After surviving a tragic car accident that killed two of his teammates, centerfielder Zac Bradley ’06 resumed his role as the Yale baseball team’s premier base bandit this weekend.
As a freshman in the 2002 season, Bradley led the Bulldogs in bases stolen and was second in on-base percentage. Last season, all indicators pointed to Bradley having an equally solid spring.
But all that changed on Jan. 17, 2003. While returning in the early morning from a Delta Kappa Epsilon fraternity event in New York City, the car Bradley was traveling in crashed into a tractor-trailer. The impact killed four Yalies, including Eli ballplayers Nicholas Grass ’05 and Kyle Burnat ’05, and left Bradley with both emotional and physical injuries. He missed the entire 2003 season.
“I think losing four of his friends plus a whole year of baseball hurt [Bradley] greatly,” catcher Eric Rasmussen ’06 said. “He lost so many friends in the accident and it was really tough on him.”
A year later, Bradley is neither slower nor less crafty than he was his freshman year.
In Friday’s first game against Princeton, Bradley played his first Ivy game since the accident and made his teammates realize exactly how much they had missed him. In the seventh inning, with the score tied 1-1 and bases loaded, Bradley stole home on a 1-1 pitch to left fielder C.J. Orrico ’05 to give Yale the 2-1 win.
“The game [against Princeton] was a thrill,” Bradley said. “It was the most intense thing I’ve ever been a part of, and it was really just a lot of fun.”
Bradley has stolen three bases this season, third on the team despite missing eight games. He has acted primarily as a pinch runner but has become the team’s go-to guy in a variety of tasks.
“He does all the little things that we ask him to do,” designated hitter Pedro Obregon ’07 said. “Whether it’s a hit and run, or squeeze, or bunt a guy over, he does all the things that you don’t read about in the paper.”

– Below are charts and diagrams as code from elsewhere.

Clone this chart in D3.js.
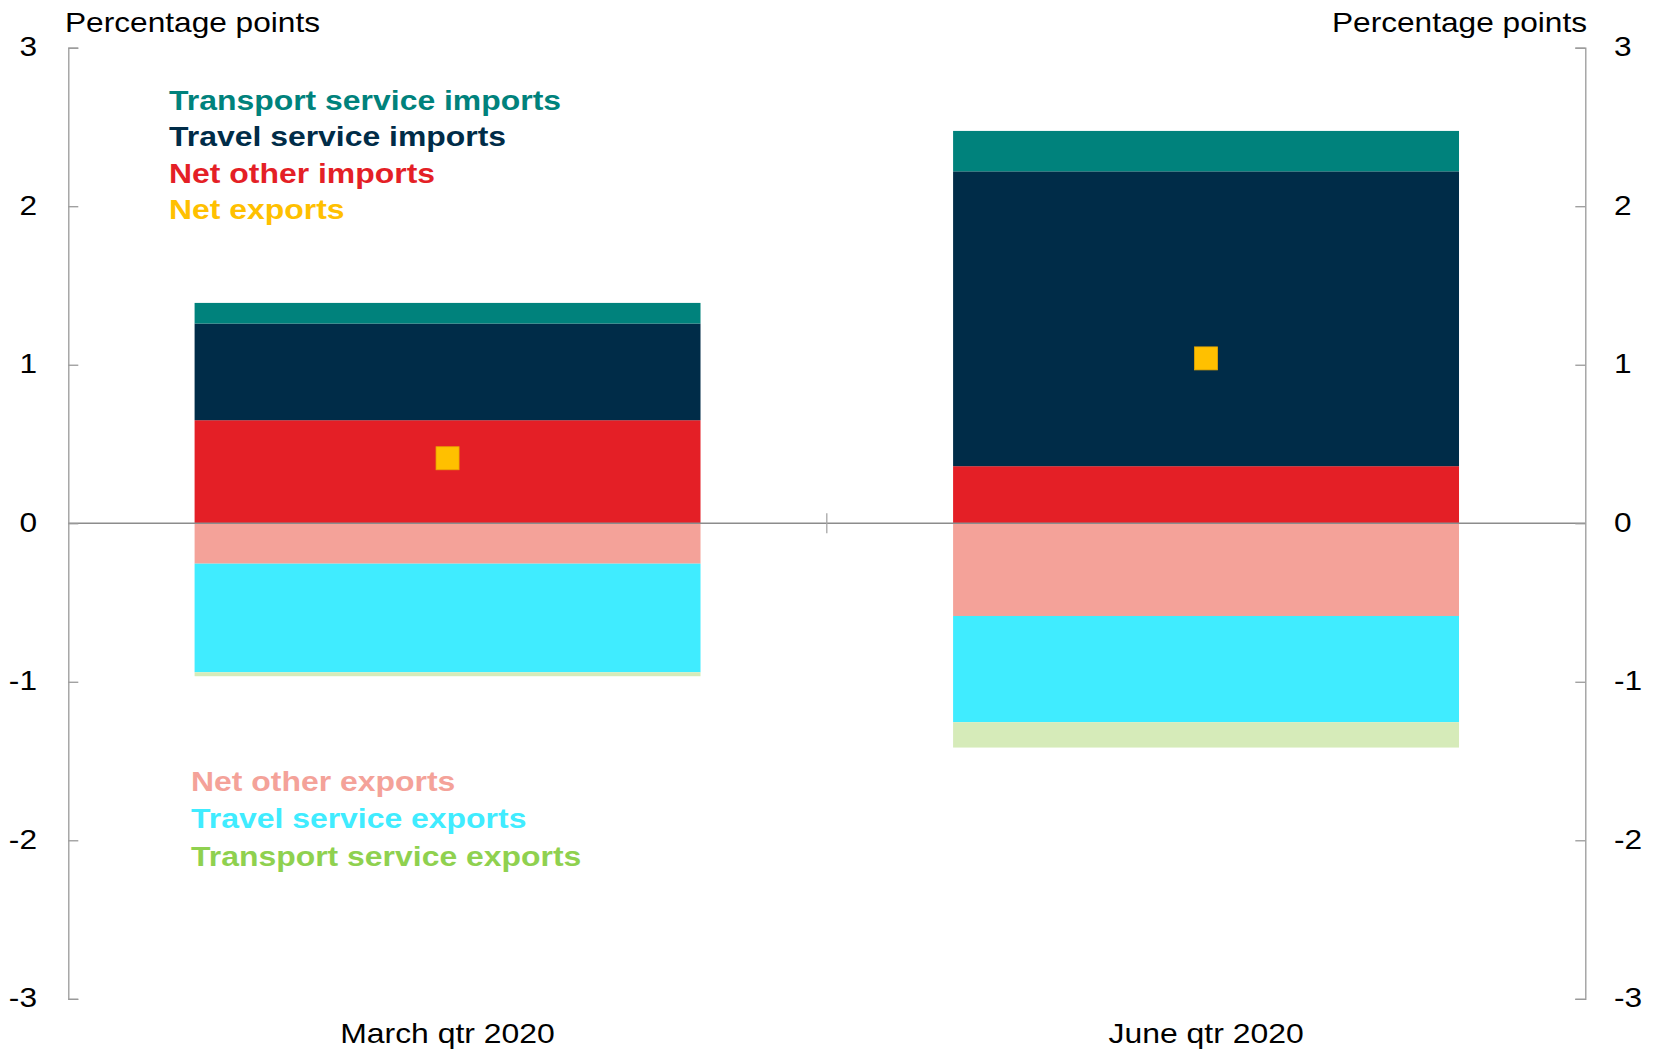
<!DOCTYPE html>
<html>
<head>
<meta charset="utf-8">
<script src="https://cdn.jsdelivr.net/npm/d3@7"></script>
<style>
  html, body { margin: 0; padding: 0; background: #fff; }
  svg { display: block; font-family: "Liberation Sans", Arial, sans-serif; }
</style>
</head>
<body>
<svg id="chart" width="1656" height="1051"></svg>
<script>
// ---- Data (percentage points) ----
const categories = ["March qtr 2020", "June qtr 2020"];
const transportServiceImports = [0.13, 0.255];
const travelServiceImports    = [0.61, 1.86];
const netOtherImports         = [0.65, 0.36];
const netOtherExports         = [-0.255, -0.585];
const travelServiceExports    = [-0.685, -0.67];
const transportServiceExports = [-0.025, -0.16];
const netExports              = [0.41, 1.04];
const yTicks = [-3, -2, -1, 0, 1, 2, 3];

const seriesKeys = ["netOtherImports", "travelServiceImports", "transportServiceImports",
                    "netOtherExports", "travelServiceExports", "transportServiceExports"];
const seriesValues = {
  netOtherImports, travelServiceImports, transportServiceImports,
  netOtherExports, travelServiceExports, transportServiceExports
};
const colors = {
  transportServiceImports: "#00827C",
  travelServiceImports: "#002C48",
  netOtherImports: "#E41F26",
  netExports: "#FFC000",
  netOtherExports: "#F4A299",
  travelServiceExports: "#40ECFF",
  transportServiceExports: "#D6EBB9"
};
const legendTop = [
  {label: "Transport service imports", color: "#00827C"},
  {label: "Travel service imports", color: "#002C48"},
  {label: "Net other imports", color: "#E41F26"},
  {label: "Net exports", color: "#FFC000"}
];
const legendBottom = [
  {label: "Net other exports", color: "#F4A299"},
  {label: "Travel service exports", color: "#40ECFF"},
  {label: "Transport service exports", color: "#8FD14F"}
];

// ---- Layout ----
const plotLeft = 68.3, plotRight = 1585.3, plotTop = 47.7, plotBottom = 998.8;
const STRETCH = 1.13, STRETCH_BOLD = 1.14;
const FS = 28;

const svg = d3.select("#chart");

const y = d3.scaleLinear().domain([-3, 3]).range([plotBottom, plotTop]);
const xLabel = d3.scaleBand().domain(categories).range([plotLeft, plotRight]);
const xBar = d3.scaleBand().domain(categories).range([plotLeft, plotRight])
  .paddingInner(0.333).paddingOuter(0.1665);

function stretchBy(f) {
  return sel => sel.each(function() {
    const len = this.getComputedTextLength();
    d3.select(this).attr("textLength", len * f).attr("lengthAdjust", "spacingAndGlyphs");
  });
}

// ---- Stacked bars ----
const table = categories.map((c, i) => {
  const row = {category: c};
  seriesKeys.forEach(k => row[k] = seriesValues[k][i]);
  return row;
});
const stack = d3.stack().keys(seriesKeys).offset(d3.stackOffsetDiverging);
const stacked = stack(table);

svg.append("g").selectAll("g")
  .data(stacked)
  .join("g")
  .attr("fill", d => colors[d.key])
  .selectAll("rect")
  .data(d => d)
  .join("rect")
  .attr("x", d => xBar(d.data.category))
  .attr("width", xBar.bandwidth())
  .attr("y", d => y(Math.max(d[0], d[1])))
  .attr("height", d => Math.abs(y(d[0]) - y(d[1])));

// ---- Zero line ----
svg.append("line")
  .attr("x1", plotLeft).attr("x2", plotRight)
  .attr("y1", y(0)).attr("y2", y(0))
  .attr("stroke", "#8c8c8c").attr("stroke-width", 1.3);

// middle category divider tick
svg.append("g").selectAll("line")
  .data(categories.slice(1))
  .join("line")
  .attr("x1", d => xLabel(d)).attr("x2", d => xLabel(d))
  .attr("y1", y(0) - 10).attr("y2", y(0) + 10)
  .attr("stroke", "#a6a6a6").attr("stroke-width", 1.3);

// ---- Net exports markers ----
svg.append("g").selectAll("rect")
  .data(categories.map((c, i) => ({c, v: netExports[i]})))
  .join("rect")
  .attr("x", d => xBar(d.c) + xBar.bandwidth() / 2 - 11.5)
  .attr("y", d => y(d.v) - 11.5)
  .attr("width", 23).attr("height", 23)
  .attr("fill", colors.netExports)
  .attr("stroke", "#E8A800").attr("stroke-width", 0.8);

// ---- Axes ----
const axisColor = "#9a9a9a";
const leftAxis = svg.append("g").attr("transform", `translate(${plotLeft},0)`)
  .call(d3.axisRight(y).tickValues(yTicks).tickSize(10).tickFormat(""));
const rightAxis = svg.append("g").attr("transform", `translate(${plotRight},0)`)
  .call(d3.axisLeft(y).tickValues(yTicks).tickSize(10).tickFormat(""));
[leftAxis, rightAxis].forEach(a => {
  a.select(".domain").attr("stroke", axisColor).attr("stroke-width", 1.3);
  a.selectAll(".tick line").attr("stroke", axisColor).attr("stroke-width", 1.3);
});

// tick labels
svg.append("g").selectAll("text")
  .data(yTicks)
  .join("text")
  .attr("x", 37).attr("y", d => y(d) - 1.5)
  .attr("dy", "0.35em")
  .attr("text-anchor", "end")
  .attr("font-size", FS).attr("fill", "#000")
  .text(d => d)
  .call(stretchBy(STRETCH));
svg.append("g").selectAll("text")
  .data(yTicks)
  .join("text")
  .attr("x", 1614).attr("y", d => y(d) - 1.5)
  .attr("dy", "0.35em")
  .attr("text-anchor", "start")
  .attr("font-size", FS).attr("fill", "#000")
  .text(d => d)
  .call(stretchBy(STRETCH));

// unit labels
svg.append("text").attr("x", 65).attr("y", 32)
  .attr("font-size", FS).attr("fill", "#000").text("Percentage points").call(stretchBy(STRETCH));
svg.append("text").attr("x", 1587).attr("y", 32).attr("text-anchor", "end")
  .attr("font-size", FS).attr("fill", "#000").text("Percentage points").call(stretchBy(STRETCH));

// category labels
svg.append("g").selectAll("text")
  .data(categories)
  .join("text")
  .attr("x", d => xLabel(d) + xLabel.bandwidth() / 2)
  .attr("y", 1043)
  .attr("text-anchor", "middle")
  .attr("font-size", FS).attr("fill", "#000")
  .text(d => d)
  .call(stretchBy(1.14));

// ---- Legends ----
svg.append("g").selectAll("text")
  .data(legendTop)
  .join("text")
  .attr("x", 169).attr("y", (d, i) => 109.5 + i * 36.6)
  .attr("font-size", FS).attr("font-weight", "bold")
  .attr("fill", d => d.color)
  .text(d => d.label)
  .call(stretchBy(STRETCH_BOLD));
svg.append("g").selectAll("text")
  .data(legendBottom)
  .join("text")
  .attr("x", 191).attr("y", (d, i) => 790.5 + i * 37.5)
  .attr("font-size", FS).attr("font-weight", "bold")
  .attr("fill", d => d.color)
  .text(d => d.label)
  .call(stretchBy(STRETCH_BOLD));
</script>
</body>
</html>
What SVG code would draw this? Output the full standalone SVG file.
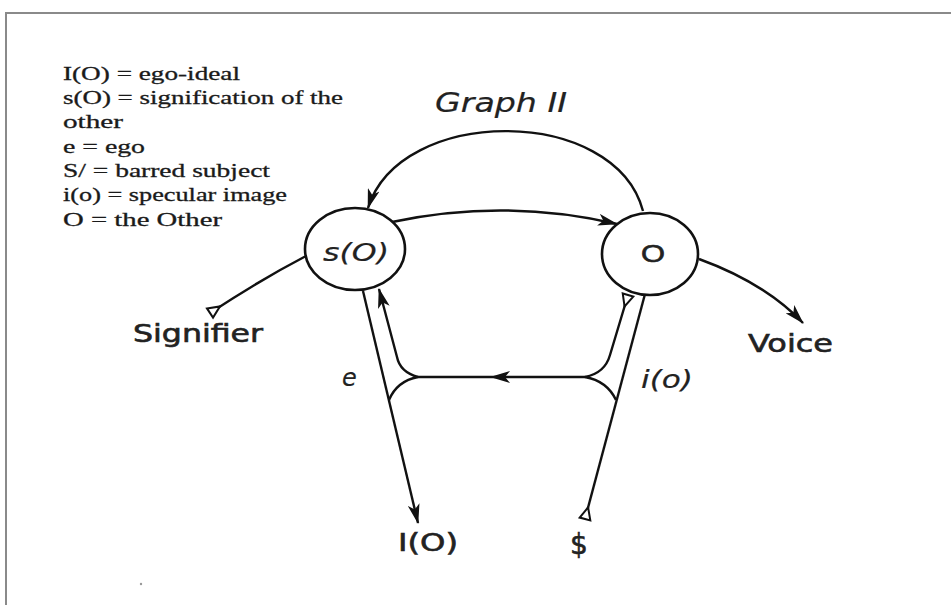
<svg xmlns="http://www.w3.org/2000/svg" width="951" height="605" viewBox="0 0 951 605">
<style>
.frame{fill:none;stroke:#8a8a8a;stroke-width:2}
.node{fill:#fff;stroke:#111;stroke-width:2.6}
.edge{fill:none;stroke:#111;stroke-width:2.4}
.legend{font-family:"Liberation Serif","DejaVu Serif",serif;font-size:19px;fill:#1a1a1a;stroke:#1a1a1a;stroke-width:0.3}
.lbl{font-family:"DejaVu Sans","Liberation Sans",sans-serif;font-size:24px;fill:#222;stroke:#222;stroke-width:0.6}
.it{font-style:italic;stroke-width:0.2}
</style>
<defs>
<marker id="arrow" viewBox="0 0 20 12" refX="19" refY="6" markerWidth="20" markerHeight="12" markerUnits="userSpaceOnUse" orient="auto">
<path d="M0,0 L20,6 L0,12 L5,6 z" fill="#111"/>
</marker>
<marker id="tri" viewBox="-2 -8 16 16" refX="0" refY="0" markerWidth="16" markerHeight="16" markerUnits="userSpaceOnUse" orient="auto">
<path d="M0,-5.5 L12,0 L0,5.5 z" fill="#fff" stroke="#111" stroke-width="2"/>
</marker>
</defs>
<rect width="951" height="605" fill="#fff"/>
<path class="frame" d="M6,605 V13 H951"/>
<g id="legend">
<text class="legend" x="63" y="80" textLength="177" lengthAdjust="spacingAndGlyphs">I(O) = ego-ideal</text>
<text class="legend" x="63" y="104" textLength="280" lengthAdjust="spacingAndGlyphs">s(O) = signification of the</text>
<text class="legend" x="63" y="128" textLength="60" lengthAdjust="spacingAndGlyphs">other</text>
<text class="legend" x="63" y="153" textLength="82" lengthAdjust="spacingAndGlyphs">e = ego</text>
<text class="legend" x="63" y="177" textLength="207" lengthAdjust="spacingAndGlyphs">S/ = barred subject</text>
<text class="legend" x="63" y="201" textLength="224" lengthAdjust="spacingAndGlyphs">i(o) = specular image</text>
<text class="legend" x="63" y="226" textLength="159" lengthAdjust="spacingAndGlyphs">O = the Other</text>
</g>
<g id="title">
<text class="lbl it" x="435" y="112" style="font-size:26px" textLength="132" lengthAdjust="spacingAndGlyphs">Graph II</text>
</g>
<g id="connectors">
<path class="edge" d="M643,211 C615,105 400,105 368,208" marker-end="url(#arrow)"/>
<path class="edge" d="M392,222 Q505,198 617,224" marker-end="url(#arrow)"/>
<path class="edge" d="M210,313 Q260,280 306,256" marker-start="url(#tri)"/>
<path class="edge" d="M699,259 Q765,283 803,323" marker-end="url(#arrow)"/>
<path class="edge" d="M363,291 L418,523" marker-end="url(#arrow)"/>
<path class="edge" d="M418,377 Q400,372 397,357 L379,289" marker-end="url(#arrow)"/>
<path class="edge" d="M418,377 Q397,381 389,400"/>
<path class="edge" d="M585,377 L491,377 L418,377" marker-mid="url(#arrow)"/>
<path class="edge" d="M585,519 L645,294" marker-start="url(#tri)"/>
<path class="edge" d="M628,295 L610,355 Q605,373 585,377" marker-start="url(#tri)"/>
<path class="edge" d="M585,377 Q607,381 616,400"/>
</g>
<g id="node-sO">
<ellipse class="node" cx="355" cy="249" rx="50" ry="41"/>
<text class="lbl it" x="323" y="261" style="font-size:25px" textLength="66" lengthAdjust="spacingAndGlyphs">s(O)</text>
</g>
<g id="node-O">
<ellipse class="node" cx="650" cy="254" rx="48" ry="41"/>
<text class="lbl" x="641" y="262" style="font-family:'Liberation Sans',sans-serif;font-size:24px" textLength="24" lengthAdjust="spacingAndGlyphs">O</text>
</g>
<g id="node-signifier">
<text class="lbl" x="133" y="342" textLength="130" lengthAdjust="spacingAndGlyphs">Signifier</text>
</g>
<g id="node-voice">
<text class="lbl" x="748" y="352" textLength="85" lengthAdjust="spacingAndGlyphs">Voice</text>
</g>
<g id="node-e">
<text class="lbl it" x="342" y="386">e</text>
</g>
<g id="node-io">
<text class="lbl it" x="641" y="388" textLength="52" lengthAdjust="spacingAndGlyphs">i(o)</text>
</g>
<g id="node-IO">
<text class="lbl" x="398" y="551" style="font-size:25px" textLength="60" lengthAdjust="spacingAndGlyphs">I(O)</text>
</g>
<g id="node-S">
<text class="lbl" x="570" y="554" style="font-size:28px">$</text>
</g>
<circle cx="141" cy="584" r="1.2" fill="#999"/>
</svg>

In Sunday’s second game against Cornell, Bradley was involved in the first run to put the Elis on the scoreboard and the last run to ensure the victory. He scored in the first inning off of a hit from first baseman Marc Sawyer ’07. Later in the eighth inning, Bradley had his first RBI of the season, bringing in Rasmussen for an insurance run.
Still, it takes more than a year to fully recover from the physical and emotional aftereffects of such a tragedy. Bradley bats just .167 and has an on-base percentage of only .259.
“There’s still some days where certain actions still hurt,” Bradley said. “My recovery is just an on-going process and dealing with it day-to-day.”
To his teammates, Bradley’s dedication is what impresses them.
“He’s gone through a lot, and he’s still not completely healthy,” Obregon said. “But he’s still out there everyday, and I think that says a lot about his character.”
Bradley’s biggest contribution to the team, however, may be his enthusiasm both on and off the field.
“[Bradley] brings a lot of energy to our team, which we didn’t have last year,” Rasmussen said. “Whether it’s on the field or on the bench, he’s getting guys up and getting everyone excited to play.”